| GIVEN EXERCISE |
In the data below, find every line that has the string "this", and copy it.

--- Start SOURCE RECORDS ---

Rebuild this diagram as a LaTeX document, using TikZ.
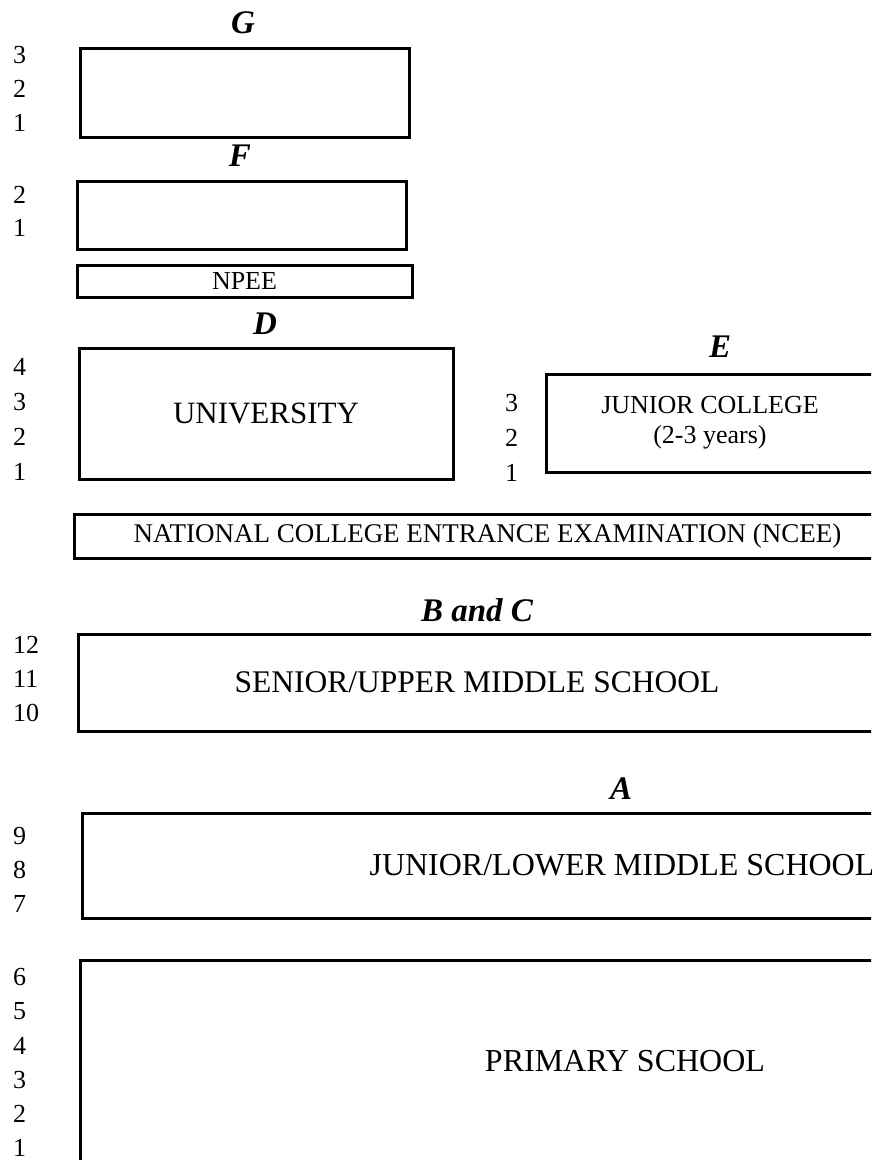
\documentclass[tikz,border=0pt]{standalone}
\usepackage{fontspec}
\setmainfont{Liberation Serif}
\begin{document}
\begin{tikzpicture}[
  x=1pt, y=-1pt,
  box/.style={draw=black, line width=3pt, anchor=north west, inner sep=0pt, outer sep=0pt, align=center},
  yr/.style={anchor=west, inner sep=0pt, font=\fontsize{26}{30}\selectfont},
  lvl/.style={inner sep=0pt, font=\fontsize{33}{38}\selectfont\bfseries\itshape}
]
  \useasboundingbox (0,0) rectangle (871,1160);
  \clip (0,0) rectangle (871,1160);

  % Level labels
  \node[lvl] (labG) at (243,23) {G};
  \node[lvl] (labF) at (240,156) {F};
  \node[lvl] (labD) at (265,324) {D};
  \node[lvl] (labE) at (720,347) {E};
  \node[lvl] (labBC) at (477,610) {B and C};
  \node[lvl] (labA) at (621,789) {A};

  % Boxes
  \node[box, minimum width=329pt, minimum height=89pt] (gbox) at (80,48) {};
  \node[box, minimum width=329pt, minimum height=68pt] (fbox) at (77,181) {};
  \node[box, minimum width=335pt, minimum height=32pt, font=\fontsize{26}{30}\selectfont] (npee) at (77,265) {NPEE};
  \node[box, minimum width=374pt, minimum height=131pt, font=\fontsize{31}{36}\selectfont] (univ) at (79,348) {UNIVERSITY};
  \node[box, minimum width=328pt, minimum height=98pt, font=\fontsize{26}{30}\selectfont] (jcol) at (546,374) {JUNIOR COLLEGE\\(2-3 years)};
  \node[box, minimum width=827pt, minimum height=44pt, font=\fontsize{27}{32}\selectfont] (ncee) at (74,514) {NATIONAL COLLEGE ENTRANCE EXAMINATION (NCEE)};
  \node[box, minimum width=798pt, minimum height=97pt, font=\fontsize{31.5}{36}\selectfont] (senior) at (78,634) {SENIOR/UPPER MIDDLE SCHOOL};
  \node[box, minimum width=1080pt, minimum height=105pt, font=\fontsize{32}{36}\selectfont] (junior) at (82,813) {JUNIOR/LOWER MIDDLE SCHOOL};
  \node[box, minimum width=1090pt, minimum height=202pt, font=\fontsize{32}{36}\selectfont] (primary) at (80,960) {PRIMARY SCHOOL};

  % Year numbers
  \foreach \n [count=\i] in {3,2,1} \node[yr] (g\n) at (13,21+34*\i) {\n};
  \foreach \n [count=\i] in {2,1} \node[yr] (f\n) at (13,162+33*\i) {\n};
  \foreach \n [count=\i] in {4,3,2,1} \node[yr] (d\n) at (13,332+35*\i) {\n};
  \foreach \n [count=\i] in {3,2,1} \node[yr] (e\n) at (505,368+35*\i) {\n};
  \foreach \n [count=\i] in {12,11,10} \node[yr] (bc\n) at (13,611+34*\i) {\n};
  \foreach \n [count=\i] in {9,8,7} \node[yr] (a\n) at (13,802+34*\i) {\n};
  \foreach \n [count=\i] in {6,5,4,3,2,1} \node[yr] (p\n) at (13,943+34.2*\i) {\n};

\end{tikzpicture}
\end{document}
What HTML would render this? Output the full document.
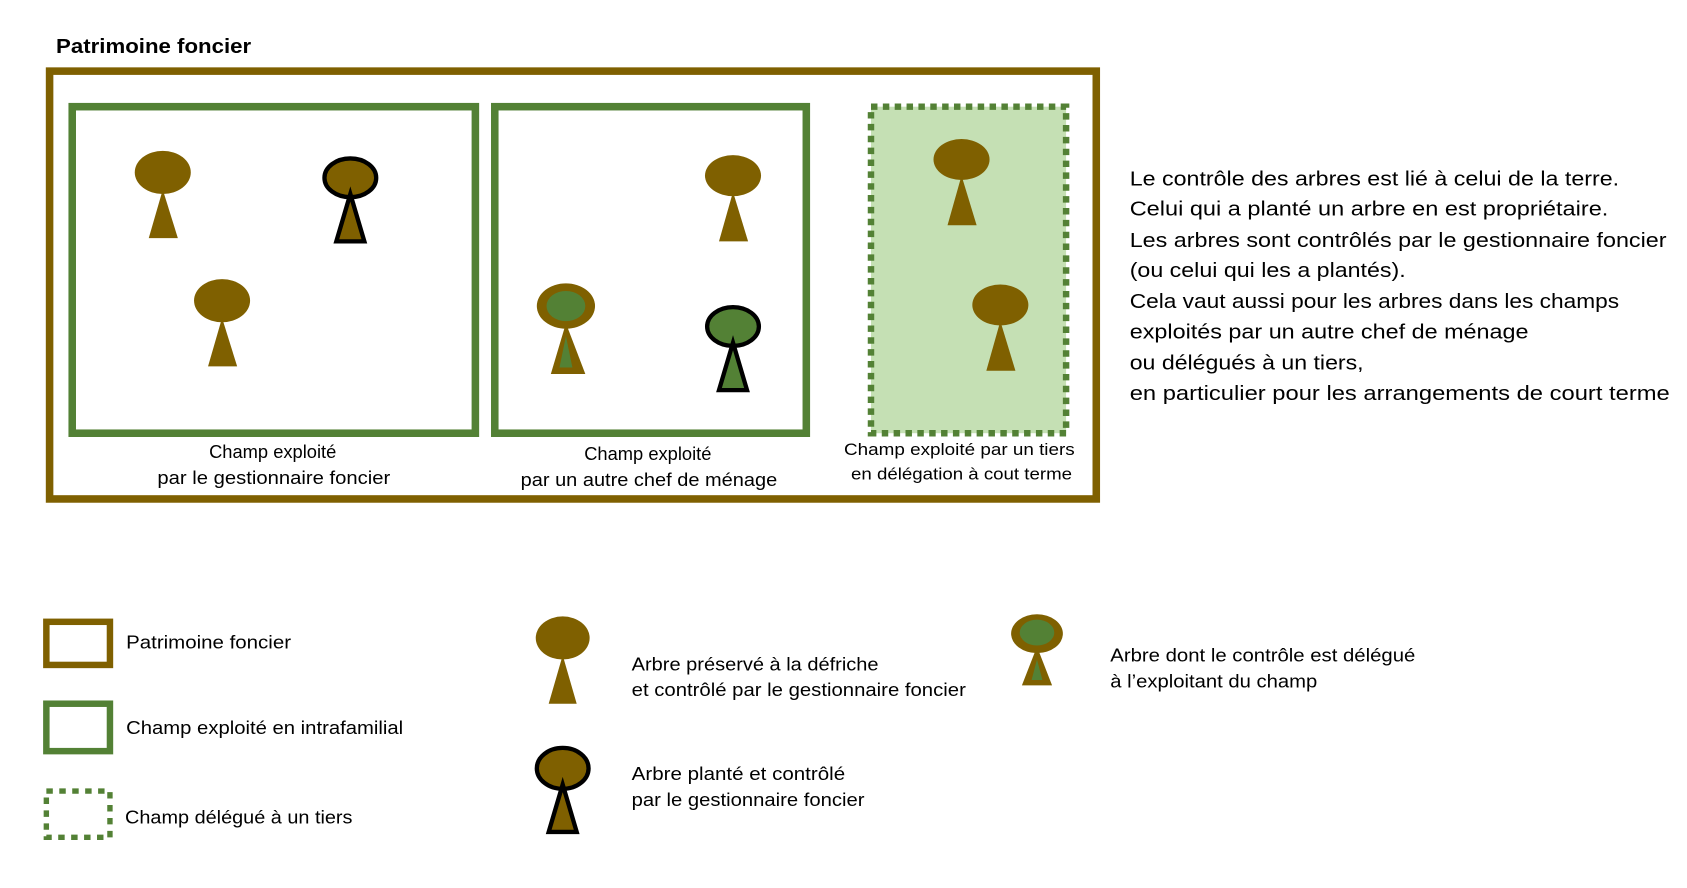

--- End SOURCE RECORDS ---

| RESPONSE |
Rebuild this diagram as a LaTeX document, using TikZ.
What HTML would render this? Output the full document.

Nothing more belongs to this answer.